In order properly lay out all of the expectations an employee will be held accountable for, managers must first inventory the position being filled. It is not uncommon for managers and supervisors to be unfamiliar with various aspects of the work done by people who report to them; thus, when someone leaves, gaps are created. But how can the new person be held accountable for these gaps? No assumptions should be made that the employee should “just know” or that they are to blame is something is not going well. Oftentimes, gaps are revealed by problems and questions. For example, after an employee leaves an organization and subsequently there is often not enough of a much needed material necessary for the department or organization to function, it might be reasonably assumed that the former employee took care of that issue even if that obligation was not formerly assigned to him or her. Thus, organization’s leaders must take responsibility for knowing who does what and deciding if such should be continued by the successor.

After becoming clear about the responsibilities of the role, the obligations should be communicated to the new hire orally and in written form. A tremendous amount of information is directed toward new hires which makes it foreseeable that they could become overwhelmed and lose sight of certain information. By the same token, accountability is easier when you clearly explain and document what is required and offer an opportunity (or opportunities) for clarification. Last, but not least, in those instances when a new employee does not perform well, and this step helps you review your actions before making employment decisions.

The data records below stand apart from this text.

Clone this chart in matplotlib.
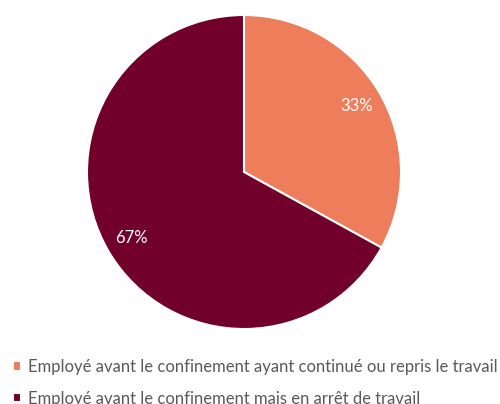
import matplotlib.pyplot as plt

labels = [
    "Employé avant le confinement ayant continué ou repris le travail",
    "Employé avant le confinement mais en arrêt de travail",
]
shares = [33, 67]
colors = ['#ED7D5B', '#71002A']

fig = plt.figure(figsize=(5.0, 4.04), dpi=100)

# pie centred around (244, 172) px, radius ~157 px
ax = fig.add_axes([87 / 500, 75 / 404, 314 / 500, 314 / 404])
wedges, texts, autotexts = ax.pie(
    shares, colors=colors, startangle=90, counterclock=False,
    autopct='%1.0f%%', pctdistance=0.83, radius=1.0,
    wedgeprops=dict(edgecolor='white', linewidth=1.5),
    textprops=dict(color='white', fontsize=12, family='Lato'),
)
ax.set_aspect('equal')
ax.set_xlim(-1, 1)
ax.set_ylim(-1, 1)

fig.legend(
    wedges, labels, loc='upper left', bbox_to_anchor=(0.025, 0.112),
    frameon=False, handlelength=0.5, handleheight=0.5, handletextpad=0.45,
    labelspacing=0.95, borderpad=0, borderaxespad=0,
    prop=dict(family='Lato', size=12), labelcolor='#595959',
)

fig.savefig('out.png', dpi=100)
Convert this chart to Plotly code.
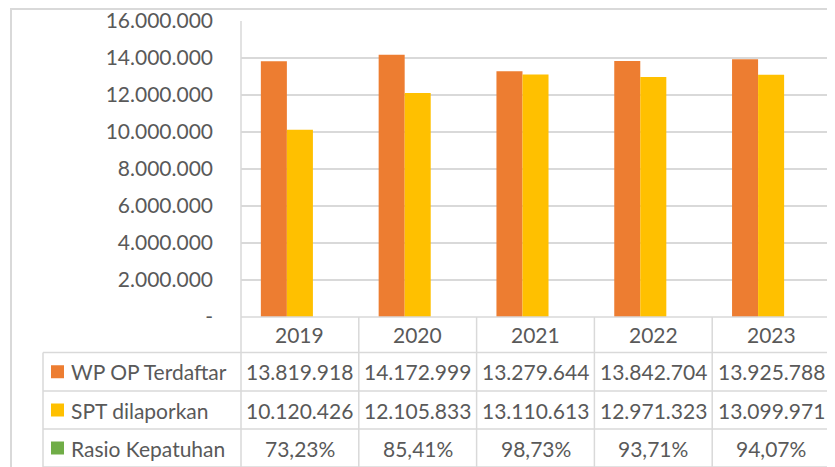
import plotly.graph_objects as go

# ---- data ----
years = ["2019", "2020", "2021", "2022", "2023"]
wp_op_terdaftar = [13819918, 14172999, 13279644, 13842704, 13925788]
spt_dilaporkan = [10120426, 12105833, 13110613, 12971323, 13099971]
rasio_kepatuhan = [73.23, 85.41, 98.73, 93.71, 94.07]  # percent
series_names = ["WP OP Terdaftar", "SPT dilaporkan", "Rasio Kepatuhan"]
y_tick_vals = [0, 2000000, 4000000, 6000000, 8000000, 10000000, 12000000, 14000000, 16000000]
y_tick_text = ["-", "2.000.000", "4.000.000", "6.000.000", "8.000.000",
               "10.000.000", "12.000.000", "14.000.000", "16.000.000"]
y_max = 16000000

# ---- styling ----
OFF = 8  # default page body margin
W, H = 835 - OFF, 467 - OFF
colors = ["#ED7D31", "#FFC000", "#70AD47"]
txt = "#595959"
grid = "#d9d9d9"
FONT = "Lato"
FS = 21


def px_x(x):
    return (x - OFF) / W


def px_y(y):
    return 1 - (y - OFF) / H


def fmt_int(v):
    return f"{v:,}".replace(",", ".")


def fmt_pct(v):
    return f"{v:.2f}%".replace(".", ",")


plot_left, plot_right, plot_top, plot_bottom = 241, 830, 21, 317

fig = go.Figure()
fig.add_trace(go.Bar(x=years, y=wp_op_terdaftar, name=series_names[0],
                     marker=dict(color=colors[0], line=dict(width=0))))
fig.add_trace(go.Bar(x=years, y=spt_dilaporkan, name=series_names[1],
                     marker=dict(color=colors[1], line=dict(width=0))))
fig.add_trace(go.Bar(x=years, y=[v / 100 for v in rasio_kepatuhan], name=series_names[2],
                     marker=dict(color=colors[2], line=dict(width=0))))

shapes = []
annotations = []
line = dict(color=grid, width=1.5)

# outer chart border
shapes.append(dict(type="rect", xref="paper", yref="paper",
                   x0=px_x(11), x1=px_x(831), y0=px_y(490), y1=px_y(9),
                   line=dict(color=grid, width=2), layer="below"))

# table geometry
row_lines = [317, 352.5, 391, 429, 467]
row_centers = [(row_lines[i] + row_lines[i + 1]) / 2 for i in range(4)]
table_left = 43

# horizontal lines
shapes.append(dict(type="line", xref="paper", yref="paper",
                   x0=px_x(plot_left), x1=px_x(plot_right), y0=px_y(317), y1=px_y(317), line=line))
for y in row_lines[1:]:
    shapes.append(dict(type="line", xref="paper", yref="paper",
                       x0=px_x(table_left), x1=px_x(plot_right), y0=px_y(y), y1=px_y(y), line=line))
# vertical lines
shapes.append(dict(type="line", xref="paper", yref="paper",
                   x0=px_x(plot_left), x1=px_x(plot_left), y0=px_y(plot_top), y1=px_y(480), line=line))
for i in range(1, len(years) + 1):
    shapes.append(dict(type="line", xref="x", yref="paper",
                       x0=i - 0.5, x1=i - 0.5, y0=px_y(317), y1=px_y(480), line=line))
shapes.append(dict(type="line", xref="paper", yref="paper",
                   x0=px_x(table_left), x1=px_x(table_left), y0=px_y(352.5), y1=px_y(480), line=line))

# header row: years
for i, yr in enumerate(years):
    annotations.append(dict(x=i, xref="x", y=px_y(row_centers[0]), yref="paper",
                            text=yr, showarrow=False, xanchor="center", yanchor="middle",
                            font=dict(family=FONT, size=FS, color=txt)))

rows = [
    [fmt_int(v) for v in wp_op_terdaftar],
    [fmt_int(v) for v in spt_dilaporkan],
    [fmt_pct(v) for v in rasio_kepatuhan],
]
for r, (name, vals) in enumerate(zip(series_names, rows)):
    yc = row_centers[r + 1]
    shapes.append(dict(type="rect", xref="paper", yref="paper",
                       x0=px_x(51), x1=px_x(64), y0=px_y(yc + 6.5), y1=px_y(yc - 6.5),
                       fillcolor=colors[r], line=dict(width=0)))
    annotations.append(dict(x=px_x(69), xref="paper", y=px_y(yc), yref="paper",
                            text=name, showarrow=False, xanchor="left", yanchor="middle",
                            font=dict(family=FONT, size=FS, color=txt)))
    for i, v in enumerate(vals):
        annotations.append(dict(x=i, xref="x", y=px_y(yc), yref="paper",
                                text=v, showarrow=False, xanchor="center", yanchor="middle",
                                font=dict(family=FONT, size=FS, color=txt)))

fig.update_layout(
    width=W, height=H,
    margin=dict(l=0, r=0, t=0, b=0, autoexpand=False),
    paper_bgcolor="white", plot_bgcolor="white",
    showlegend=False,
    barmode="group", bargap=0.337, bargroupgap=0,
    xaxis=dict(type="category", domain=[px_x(plot_left), px_x(plot_right)], range=[-0.5, 4.5],
               showticklabels=False, showgrid=False, zeroline=False, showline=False, ticks="",
               automargin=False),
    yaxis=dict(domain=[px_y(plot_bottom), px_y(plot_top)], range=[0, y_max],
               tickmode="array", tickvals=y_tick_vals, ticktext=y_tick_text, ticks="",
               ticklabelstandoff=27, automargin=False, ticklabeloverflow="allow",
               tickfont=dict(family=FONT, size=FS, color=txt),
               showgrid=True, gridcolor=grid, gridwidth=1.5,
               zeroline=False, showline=False),
    shapes=shapes,
    annotations=annotations,
)

fig.write_html("out.html")
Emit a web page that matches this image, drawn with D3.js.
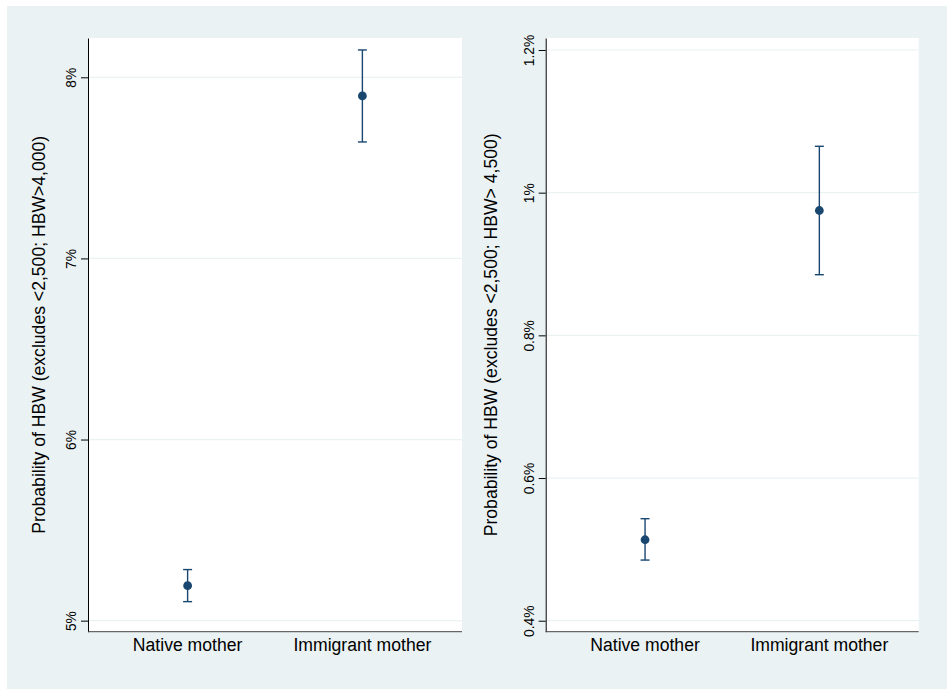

4. Offer on-going praise and set timelines for feedback.
New employees experience a tremendous amount of anxiety. Amid all the new expectations specific to actual job performance, they are also adjusting to a new organization culture and figuring out new colleagues. Thus, the opportunity to have feedback about their early strengths and weaknesses is invaluable. It helps the person make needed corrections before an annual review that could affect income or before their reputation suffers in the eyes of their peers and superiors. This step is at once invaluable to the employees and represents an additional time-obligation to already over-burdened managers. Despite the time-constraint, it is important because it will ward off additional time-constraints caused by turnover or poor morale. Finally, the process used to evaluate new employees should be similar to the process used evaluate all employees which is a vital part of effective organization management.

5. Help the newbie to set goals.
It is tempting to say that a new employee has enough on his or her plate in terms of mastering the learning curve, so there is no need to set additional goals early on. This couldn’t be further from the truth! Goal-setting should be on the calendar during one of the praise and feedback opportunities. By sharing with an employee what his or her requirements are and which benchmarks represent excellence, you give them something to which to aspire. More importantly, you give them more independence by giving them a mechanism to rate their own performance. When employees become confident that they are performing adequately or surpassing expectations, they are more likely to venture out beyond the tasks to which they are explicitly assigned and make stronger contributions to the total organization.

Each of these steps, while simple, represents an investment of time. Thus, since time is money, it behooves organizations to see them as investments in long term stability. By incorporating these simple steps and sharing these philosophies across your organization, you begin the mental and cultural transition necessary to make these steps something more than words on paper.